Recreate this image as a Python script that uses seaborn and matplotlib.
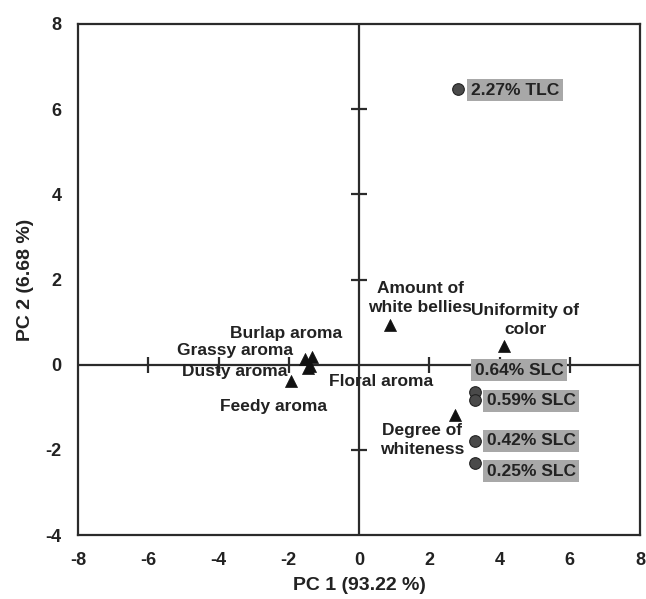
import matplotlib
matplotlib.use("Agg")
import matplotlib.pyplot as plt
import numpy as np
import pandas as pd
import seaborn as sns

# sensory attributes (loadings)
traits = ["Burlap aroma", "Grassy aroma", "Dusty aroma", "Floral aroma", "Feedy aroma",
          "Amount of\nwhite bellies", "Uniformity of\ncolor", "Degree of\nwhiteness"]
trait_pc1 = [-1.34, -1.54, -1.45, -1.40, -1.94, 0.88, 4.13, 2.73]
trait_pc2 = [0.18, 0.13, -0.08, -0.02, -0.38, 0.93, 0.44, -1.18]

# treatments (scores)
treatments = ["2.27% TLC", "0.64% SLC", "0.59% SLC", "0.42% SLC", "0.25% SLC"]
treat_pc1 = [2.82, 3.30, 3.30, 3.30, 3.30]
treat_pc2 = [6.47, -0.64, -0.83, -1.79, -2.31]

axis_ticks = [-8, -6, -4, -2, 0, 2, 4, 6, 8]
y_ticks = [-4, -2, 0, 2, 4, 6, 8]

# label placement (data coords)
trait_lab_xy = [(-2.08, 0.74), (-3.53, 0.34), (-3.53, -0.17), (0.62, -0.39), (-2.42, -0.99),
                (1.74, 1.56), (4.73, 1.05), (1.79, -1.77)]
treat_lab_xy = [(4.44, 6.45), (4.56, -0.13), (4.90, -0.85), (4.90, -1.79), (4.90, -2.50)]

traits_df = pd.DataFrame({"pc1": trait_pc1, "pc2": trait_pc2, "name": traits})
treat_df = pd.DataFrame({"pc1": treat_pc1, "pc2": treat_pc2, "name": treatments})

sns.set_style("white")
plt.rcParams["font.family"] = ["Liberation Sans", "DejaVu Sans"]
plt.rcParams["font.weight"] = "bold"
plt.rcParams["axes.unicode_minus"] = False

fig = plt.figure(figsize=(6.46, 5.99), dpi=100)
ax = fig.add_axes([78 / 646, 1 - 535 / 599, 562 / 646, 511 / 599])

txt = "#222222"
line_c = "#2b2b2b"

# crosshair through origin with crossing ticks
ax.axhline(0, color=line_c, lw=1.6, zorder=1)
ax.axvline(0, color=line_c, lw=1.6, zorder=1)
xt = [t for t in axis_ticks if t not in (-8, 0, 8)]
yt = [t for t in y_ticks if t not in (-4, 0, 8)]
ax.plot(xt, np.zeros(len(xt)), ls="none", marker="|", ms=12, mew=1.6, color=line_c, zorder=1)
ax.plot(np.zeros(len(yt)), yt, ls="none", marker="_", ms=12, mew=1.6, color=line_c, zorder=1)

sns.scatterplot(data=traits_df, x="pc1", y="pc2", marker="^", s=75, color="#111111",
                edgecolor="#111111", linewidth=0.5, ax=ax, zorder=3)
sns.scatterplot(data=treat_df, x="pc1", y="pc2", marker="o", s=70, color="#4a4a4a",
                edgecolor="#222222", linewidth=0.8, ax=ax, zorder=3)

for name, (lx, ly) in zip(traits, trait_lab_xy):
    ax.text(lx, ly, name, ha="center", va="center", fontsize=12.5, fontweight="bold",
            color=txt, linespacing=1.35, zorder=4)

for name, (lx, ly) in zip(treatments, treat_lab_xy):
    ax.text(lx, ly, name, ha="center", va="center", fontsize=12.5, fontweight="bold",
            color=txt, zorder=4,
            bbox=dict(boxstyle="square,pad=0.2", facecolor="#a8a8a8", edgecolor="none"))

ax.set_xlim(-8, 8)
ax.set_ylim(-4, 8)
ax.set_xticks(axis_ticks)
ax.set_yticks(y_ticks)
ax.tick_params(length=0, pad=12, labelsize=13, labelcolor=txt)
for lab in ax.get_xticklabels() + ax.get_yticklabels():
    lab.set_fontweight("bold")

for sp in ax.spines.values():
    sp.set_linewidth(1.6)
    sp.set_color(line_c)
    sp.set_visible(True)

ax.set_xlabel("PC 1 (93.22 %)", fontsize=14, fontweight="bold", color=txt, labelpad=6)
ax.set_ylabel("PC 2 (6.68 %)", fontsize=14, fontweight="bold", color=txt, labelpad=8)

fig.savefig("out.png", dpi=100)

-------------------------

== Given request ==
Reproduce each line exactly, please, except for any pictures.

== Result for this task ==
Recreate this image as a Python script that uses seaborn and matplotlib.
import matplotlib
matplotlib.use("Agg")
import matplotlib.pyplot as plt
import numpy as np
import pandas as pd
import seaborn as sns

# sensory attributes (loadings)
traits = ["Burlap aroma", "Grassy aroma", "Dusty aroma", "Floral aroma", "Feedy aroma",
          "Amount of\nwhite bellies", "Uniformity of\ncolor", "Degree of\nwhiteness"]
trait_pc1 = [-1.34, -1.54, -1.45, -1.40, -1.94, 0.88, 4.13, 2.73]
trait_pc2 = [0.18, 0.13, -0.08, -0.02, -0.38, 0.93, 0.44, -1.18]

# treatments (scores)
treatments = ["2.27% TLC", "0.64% SLC", "0.59% SLC", "0.42% SLC", "0.25% SLC"]
treat_pc1 = [2.82, 3.30, 3.30, 3.30, 3.30]
treat_pc2 = [6.47, -0.64, -0.83, -1.79, -2.31]

axis_ticks = [-8, -6, -4, -2, 0, 2, 4, 6, 8]
y_ticks = [-4, -2, 0, 2, 4, 6, 8]

# label placement (data coords)
trait_lab_xy = [(-2.08, 0.74), (-3.53, 0.34), (-3.53, -0.17), (0.62, -0.39), (-2.42, -0.99),
                (1.74, 1.56), (4.73, 1.05), (1.79, -1.77)]
treat_lab_xy = [(4.44, 6.45), (4.56, -0.13), (4.90, -0.85), (4.90, -1.79), (4.90, -2.50)]

traits_df = pd.DataFrame({"pc1": trait_pc1, "pc2": trait_pc2, "name": traits})
treat_df = pd.DataFrame({"pc1": treat_pc1, "pc2": treat_pc2, "name": treatments})

sns.set_style("white")
plt.rcParams["font.family"] = ["Liberation Sans", "DejaVu Sans"]
plt.rcParams["font.weight"] = "bold"
plt.rcParams["axes.unicode_minus"] = False

fig = plt.figure(figsize=(6.46, 5.99), dpi=100)
ax = fig.add_axes([78 / 646, 1 - 535 / 599, 562 / 646, 511 / 599])

txt = "#222222"
line_c = "#2b2b2b"

# crosshair through origin with crossing ticks
ax.axhline(0, color=line_c, lw=1.6, zorder=1)
ax.axvline(0, color=line_c, lw=1.6, zorder=1)
xt = [t for t in axis_ticks if t not in (-8, 0, 8)]
yt = [t for t in y_ticks if t not in (-4, 0, 8)]
ax.plot(xt, np.zeros(len(xt)), ls="none", marker="|", ms=12, mew=1.6, color=line_c, zorder=1)
ax.plot(np.zeros(len(yt)), yt, ls="none", marker="_", ms=12, mew=1.6, color=line_c, zorder=1)

sns.scatterplot(data=traits_df, x="pc1", y="pc2", marker="^", s=75, color="#111111",
                edgecolor="#111111", linewidth=0.5, ax=ax, zorder=3)
sns.scatterplot(data=treat_df, x="pc1", y="pc2", marker="o", s=70, color="#4a4a4a",
                edgecolor="#222222", linewidth=0.8, ax=ax, zorder=3)

for name, (lx, ly) in zip(traits, trait_lab_xy):
    ax.text(lx, ly, name, ha="center", va="center", fontsize=12.5, fontweight="bold",
            color=txt, linespacing=1.35, zorder=4)

for name, (lx, ly) in zip(treatments, treat_lab_xy):
    ax.text(lx, ly, name, ha="center", va="center", fontsize=12.5, fontweight="bold",
            color=txt, zorder=4,
            bbox=dict(boxstyle="square,pad=0.2", facecolor="#a8a8a8", edgecolor="none"))

ax.set_xlim(-8, 8)
ax.set_ylim(-4, 8)
ax.set_xticks(axis_ticks)
ax.set_yticks(y_ticks)
ax.tick_params(length=0, pad=12, labelsize=13, labelcolor=txt)
for lab in ax.get_xticklabels() + ax.get_yticklabels():
    lab.set_fontweight("bold")

for sp in ax.spines.values():
    sp.set_linewidth(1.6)
    sp.set_color(line_c)
    sp.set_visible(True)

ax.set_xlabel("PC 1 (93.22 %)", fontsize=14, fontweight="bold", color=txt, labelpad=6)
ax.set_ylabel("PC 2 (6.68 %)", fontsize=14, fontweight="bold", color=txt, labelpad=8)

fig.savefig("out.png", dpi=100)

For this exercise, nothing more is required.